Methane can be used as liquid natural gas is used. Currently 20 large cow farms are producing 173 M kWh of electricity from the cow patties. Better than putting it in landfills. Unlike CO2, methane is a dangerous greenhouse gas.
Eliminating methane emissions from the agriculture sector would remove the largest source of methane emissions in the country. Methane emissions from the agriculture sector come largely from animal waste and food digestion in farm animals. Even more promising is the low price of most methane capture systems like digesters and the ease of which methane can be transported through existing pipeline infrastructure, negating the need to finance whole new pipelines solely for moving methane. Major cities, like Philadelphia, already use biogas emitted from wastewater in treatment plants to meet 85 percent of its electrical requirements. Beef producers particularly are herding not just your dinner, but up to 220 pounds of methane from just a single cow.
Rather than try and force people away from eating meat wholesale, covering and harvesting methane emissions from farm animals tackles both energy and sustainability needs. Large RNG projects such as Smithfield and Dominion Energy’s partnership in eastern North Carolina capture the amount of methane equivalent to removing half a million cars from the road. Existing pipeline infrastructure can also be used to transport RNG to communities connected to the grid. Furthermore, investing in RNG can be a key example in creating circular economies in industries whose waste has long taken up space in landfills and contributed to public nuisances, on top of its emissions.
Twenty large-scale dairies and livestock farms produced 173 million kilowatt hours (kWh) of electricity solely from RNG. This is energy that can be harnessed to power homes and manufacturing processes that would have otherwise been shipped to a landfill or incinerated. Upwards of 50 million tons of organic waste either ends up in landfills or is incinerated in the U.S. every year. Clean energy advocates and energy producers might as well be burning money.
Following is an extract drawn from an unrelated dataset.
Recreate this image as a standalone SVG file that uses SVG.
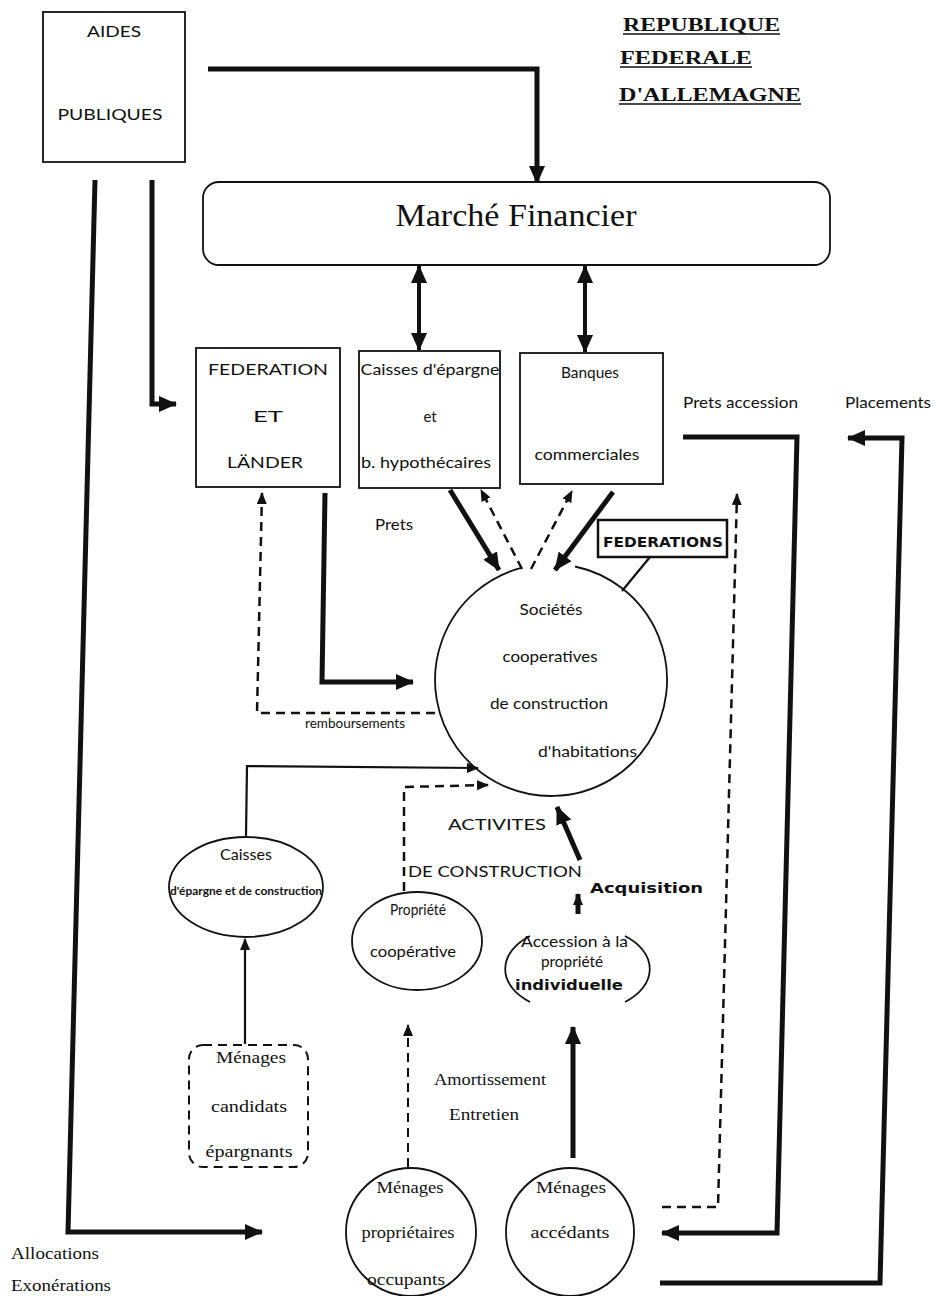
<svg xmlns="http://www.w3.org/2000/svg" width="934" height="1296" viewBox="0 0 934 1296">
<style>
.box{fill:#fff;stroke:#111;stroke-width:1.8}
.nb{fill:none;stroke:#111;stroke-width:1.8}
.thick{fill:none;stroke:#111;stroke-width:5}
.med{fill:none;stroke:#111;stroke-width:2.2}
.dash{fill:none;stroke:#111;stroke-width:2.5;stroke-dasharray:9 6}
.o{font-family:Lato,"Open Sans",sans-serif;font-size:16px;fill:#111;text-anchor:middle}
.s{font-family:"Liberation Serif",serif;font-size:16px;fill:#111;text-anchor:middle}
.st{text-anchor:start}
.h{font-family:"DejaVu Sans",sans-serif;font-weight:bold;font-size:14px;fill:#111}
.ti{font-family:"Liberation Serif",serif;font-weight:bold;font-size:19px;fill:#111}
</style>
<defs>
<marker id="ah" markerUnits="userSpaceOnUse" markerWidth="18" markerHeight="16" refX="17" refY="8" orient="auto-start-reverse" viewBox="0 0 18 16">
<path d="M0,0 L18,8 L0,16 z" fill="#111"/>
</marker>
<marker id="ahs" markerUnits="userSpaceOnUse" markerWidth="12" markerHeight="10" refX="11" refY="5" orient="auto-start-reverse" viewBox="0 0 12 10">
<path d="M0,0 L12,5 L0,10 z" fill="#111"/>
</marker>
</defs>
<rect width="934" height="1296" fill="#fff"/>

<g id="title">
<text class="ti" x="623" y="31" textLength="157" lengthAdjust="spacingAndGlyphs">REPUBLIQUE</text>
<line x1="623" y1="34" x2="780" y2="34" stroke="#111" stroke-width="1.5"/>
<text class="ti" x="620" y="64" textLength="132" lengthAdjust="spacingAndGlyphs">FEDERALE</text>
<line x1="620" y1="67" x2="752" y2="67" stroke="#111" stroke-width="1.5"/>
<text class="ti" x="619" y="101" textLength="182" lengthAdjust="spacingAndGlyphs">D'ALLEMAGNE</text>
<line x1="619" y1="104" x2="801" y2="104" stroke="#111" stroke-width="1.5"/>
</g>

<g id="connectors">
<polyline class="thick" points="208,69 537,69 537,183" marker-end="url(#ah)"/>
<line class="thick" x1="419" y1="266" x2="419" y2="350" style="stroke-width:4" marker-start="url(#ah)" marker-end="url(#ah)"/>
<line class="thick" x1="585" y1="266" x2="585" y2="352" style="stroke-width:4" marker-start="url(#ah)" marker-end="url(#ah)"/>
<polyline class="thick" points="95,180 68,1232 262,1232" marker-end="url(#ah)"/>
<polyline class="thick" points="152,180 152,404 176,404" marker-end="url(#ah)"/>
<polyline class="thick" points="683,437 797,437 777,1233 662,1233" marker-end="url(#ah)"/>
<polyline class="thick" points="660,1283 880,1283 902,438 848,438" marker-end="url(#ah)"/>
<line class="thick" x1="450" y1="490" x2="499" y2="570" marker-end="url(#ah)"/>
<line class="dash" x1="522" y1="569" x2="481" y2="490" marker-end="url(#ahs)"/>
<line class="dash" x1="531" y1="569" x2="572" y2="491" marker-end="url(#ahs)"/>
<line class="thick" x1="613" y1="492" x2="555" y2="570" marker-end="url(#ah)"/>
<line class="med" x1="650" y1="557" x2="622" y2="591"/>
<polyline class="thick" points="325,493 322,682 413,682" marker-end="url(#ah)"/>
<polyline class="dash" points="435,713 257,713 262,493" marker-end="url(#ahs)"/>
<polyline class="med" points="246,836 247,766 478,768" marker-end="url(#ahs)"/>
<polyline class="dash" points="404,891 404,787 488,785" marker-end="url(#ahs)"/>
<line class="thick" x1="580" y1="860" x2="557" y2="807" marker-end="url(#ah)"/>
<line class="thick" x1="578" y1="914" x2="578" y2="894" marker-end="url(#ahs)"/>
<line class="med" x1="245" y1="1044" x2="245" y2="939" marker-end="url(#ahs)"/>
<line class="dash" x1="408" y1="1167" x2="408" y2="1025" style="stroke-width:2" marker-end="url(#ahs)"/>
<line class="thick" x1="573" y1="1158" x2="573" y2="1027" marker-end="url(#ah)"/>
<polyline class="dash" points="662,1207 718,1207 737,494" marker-end="url(#ahs)"/>
</g>

<g id="aides">
<rect class="box" x="43" y="12" width="142" height="150"/>
<text class="o" x="114" y="37" textLength="54" lengthAdjust="spacingAndGlyphs">AIDES</text>
<text class="o" x="110" y="120" textLength="105" lengthAdjust="spacingAndGlyphs">PUBLIQUES</text>
</g>

<g id="marche">
<rect class="box" x="203" y="182" width="627" height="83" rx="16"/>
<text class="s" x="516" y="226" style="font-size:32px" textLength="241" lengthAdjust="spacingAndGlyphs">Marché Financier</text>
</g>

<g id="federation">
<rect class="box" x="196" y="348" width="144" height="139"/>
<text class="o" x="268" y="375" textLength="120" lengthAdjust="spacingAndGlyphs">FEDERATION</text>
<text class="o" x="268" y="422" textLength="30" lengthAdjust="spacingAndGlyphs">ET</text>
<text class="o" x="265" y="468" textLength="76" lengthAdjust="spacingAndGlyphs">LÄNDER</text>
</g>

<g id="caisses">
<rect class="box" x="359" y="351" width="141" height="137"/>
<text class="o" x="430" y="375" textLength="139" lengthAdjust="spacingAndGlyphs">Caisses d'épargne</text>
<text class="o" x="430" y="422" style="font-size:15px">et</text>
<text class="o" x="426" y="468" textLength="130" lengthAdjust="spacingAndGlyphs">b. hypothécaires</text>
</g>

<g id="banques">
<rect class="box" x="520" y="353" width="143" height="131"/>
<text class="o" x="590" y="378" textLength="58" lengthAdjust="spacingAndGlyphs">Banques</text>
<text class="o" x="587" y="460" textLength="105" lengthAdjust="spacingAndGlyphs">commerciales</text>
</g>

<g id="labels">
<text class="o st" x="683" y="408" textLength="115" lengthAdjust="spacingAndGlyphs">Prets accession</text>
<text class="o st" x="845" y="408" textLength="86" lengthAdjust="spacingAndGlyphs">Placements</text>
<text class="o st" x="375" y="530" textLength="38" lengthAdjust="spacingAndGlyphs">Prets</text>
<text class="o st" x="305" y="728" style="font-size:13px" textLength="100" lengthAdjust="spacingAndGlyphs">remboursements</text>
<text class="o st" x="448" y="830" textLength="98" lengthAdjust="spacingAndGlyphs">ACTIVITES</text>
<text class="o st" x="408" y="877" textLength="174" lengthAdjust="spacingAndGlyphs">DE CONSTRUCTION</text>
<text class="h" x="590" y="893" textLength="113" lengthAdjust="spacingAndGlyphs">Acquisition</text>
<text class="s st" x="434" y="1085" textLength="112" lengthAdjust="spacingAndGlyphs">Amortissement</text>
<text class="s st" x="449" y="1120" textLength="70" lengthAdjust="spacingAndGlyphs">Entretien</text>
<text class="s st" x="11" y="1259" textLength="88" lengthAdjust="spacingAndGlyphs">Allocations</text>
<text class="s st" x="11" y="1291" textLength="100" lengthAdjust="spacingAndGlyphs">Exonérations</text>
</g>

<g id="federations">
<rect class="nb" x="598" y="520" width="129" height="37" style="stroke-width:2.5"/>
<text class="h" x="603" y="547" textLength="120" lengthAdjust="spacingAndGlyphs">FEDERATIONS</text>
</g>

<g id="societes">
<path class="nb" d="M575,566.5 A116,116 0 1 1 522,567.7"/>
<text class="o" x="551" y="615" textLength="63" lengthAdjust="spacingAndGlyphs">Sociétés</text>
<text class="o" x="550" y="662" textLength="95" lengthAdjust="spacingAndGlyphs">cooperatives</text>
<text class="o" x="549" y="709" textLength="118" lengthAdjust="spacingAndGlyphs">de construction</text>
<text class="o st" x="538" y="757" textLength="99" lengthAdjust="spacingAndGlyphs">d'habitations</text>
</g>

<g id="caisses-construction">
<ellipse class="nb" cx="246" cy="887" rx="77" ry="50"/>
<text class="o" x="246" y="860" textLength="52" lengthAdjust="spacingAndGlyphs">Caisses</text>
<text class="o" x="246" y="895" style="font-size:11px;font-weight:bold" textLength="152" lengthAdjust="spacingAndGlyphs">d'épargne et de construction</text>
</g>

<g id="propriete">
<ellipse class="nb" cx="417" cy="941" rx="65" ry="49"/>
<text class="o" x="418" y="915" textLength="56" lengthAdjust="spacingAndGlyphs">Propriété</text>
<text class="o" x="413" y="957" textLength="86" lengthAdjust="spacingAndGlyphs">coopérative</text>
</g>

<g id="accession">
<path class="nb" d="M530,936 A65,42 0 0 0 530,1002"/>
<path class="nb" d="M625,936 A65,42 0 0 1 625,1002"/>
<text class="o st" x="521" y="947" textLength="107" lengthAdjust="spacingAndGlyphs">Accession à la</text>
<text class="o" x="572" y="967" textLength="62" lengthAdjust="spacingAndGlyphs">propriété</text>
<text class="h" x="515" y="990" textLength="108" lengthAdjust="spacingAndGlyphs">individuelle</text>
</g>

<g id="candidats">
<rect class="dash" x="189" y="1045" width="119" height="122" rx="14" style="stroke-width:2"/>
<text class="s" x="251" y="1063" textLength="70" lengthAdjust="spacingAndGlyphs">Ménages</text>
<text class="s" x="249" y="1112" textLength="76" lengthAdjust="spacingAndGlyphs">candidats</text>
<text class="s" x="249" y="1157" textLength="87" lengthAdjust="spacingAndGlyphs">épargnants</text>
</g>

<g id="proprietaires">
<ellipse class="nb" cx="411" cy="1232" rx="65" ry="64"/>
<text class="s" x="410" y="1193" textLength="67" lengthAdjust="spacingAndGlyphs">Ménages</text>
<text class="s" x="408" y="1238" textLength="93" lengthAdjust="spacingAndGlyphs">propriétaires</text>
<text class="s" x="406" y="1285" textLength="78" lengthAdjust="spacingAndGlyphs">occupants</text>
</g>

<g id="accedants">
<ellipse class="nb" cx="570" cy="1232" rx="64" ry="64"/>
<text class="s" x="571" y="1193" textLength="70" lengthAdjust="spacingAndGlyphs">Ménages</text>
<text class="s" x="570" y="1238" textLength="79" lengthAdjust="spacingAndGlyphs">accédants</text>
</g>
</svg>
The scalability of RNG operations also means that RNG production is not limited to just rural, large-scale farms. Urban areas where grocery stores and restaurants produce large amounts of organic waste have also been targeted by RNG companies to combine smaller organic waste producers to make RNG viable in cities. Carbon offset programs can also be incorporated by investors and industry leaders who want to further decarbonize the setup time for RNG operations. Carbon offsets also allow for an initial capital flow to jumpstart smaller scale RNG operations that could fail to attract significant corporate investment, particularly in urban areas.
The ability of multiple communities to harness what many see as a smelly byproduct of farming to generate jobs, power their homes, and reduce emissions showcases that the U.S. is poised to capitalize on renewable natural gas. However, most government incentives are skewed towards wind and solar energy, which comes with their own set of land-use and intermittency drawbacks. In contrast, RNG is widely available wherever organic waste is left to decompose. It’s cheap to harness due to the plethora of different digesters for scalability, it doesn’t require that separate infrastructure be built for transport, and it also removes a large source of emissions from an entire sector of the economy.
Sourcing energy from local agricultural operations can slash transportation costs. At a time of unusually high energy prices, an unorthodox solution can be what consumers need.